Participants made responses to objects shown on a computer screen, the imperative stimuli, by grasping and squeezing a different object, the pressure bulbs. There were two questions of interest. The first question was whether responses to the pressure bulbs would be influenced by the perceived affordances (Gibson, 1979), “graspability”, of the imperative stimulus (Experiments 1 and 2). The second question was whether the visual “graspability” of the imperative stimulus could be overridden by a verbal label (Experiment 3).

Participants held down two keys on a keyboard and then made a response to a visually presented stimulus, either to its shape (Experiments 1 and 3) or to its color (Experiment 2), by moving their hand to and squeezing one of two pressure-sensitive rubber bulbs mounted on either side of the computer screen.
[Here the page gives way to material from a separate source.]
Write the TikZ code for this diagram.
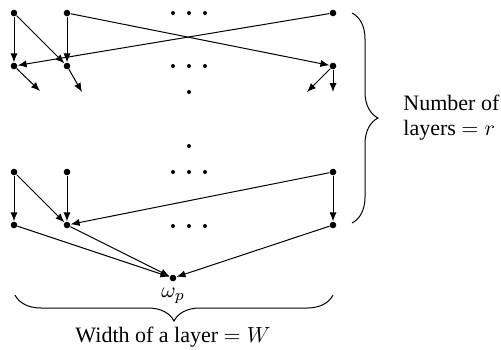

The bulbs were connected via tubes to a pressure gauge, which measured the air pressure inside the bulbs and tubes system, thereby providing an estimate of the amount of force used to squeeze the bulbs. When the air pressure passed a certain threshold, the visual stimulus disappeared from view. Participants received practice trials so that they could calibrate to the amount of force needed to advance to the next trial; participants were instructed to calibrate in this manner during the practice trials. For the current experiments, the threshold was set to 10 kPa. This threshold is rather low, given that the average response tends to be well over 20 kPa and the maximum possible response was approximately 80 kPa.

The bulb apparatus was a closed system (i.e., the amount of air in the apparatus remained constant during a response), so there was a functional relationship between the circumference of a participant’s final grip and the amount of force that needed to be applied in order to reach that final state. We therefore assumed that maximum squeeze pressure could be taken as a measure of final hand aperture. That is, decreases in final grip size corresponded to increases in the pressure measured by the apparatus.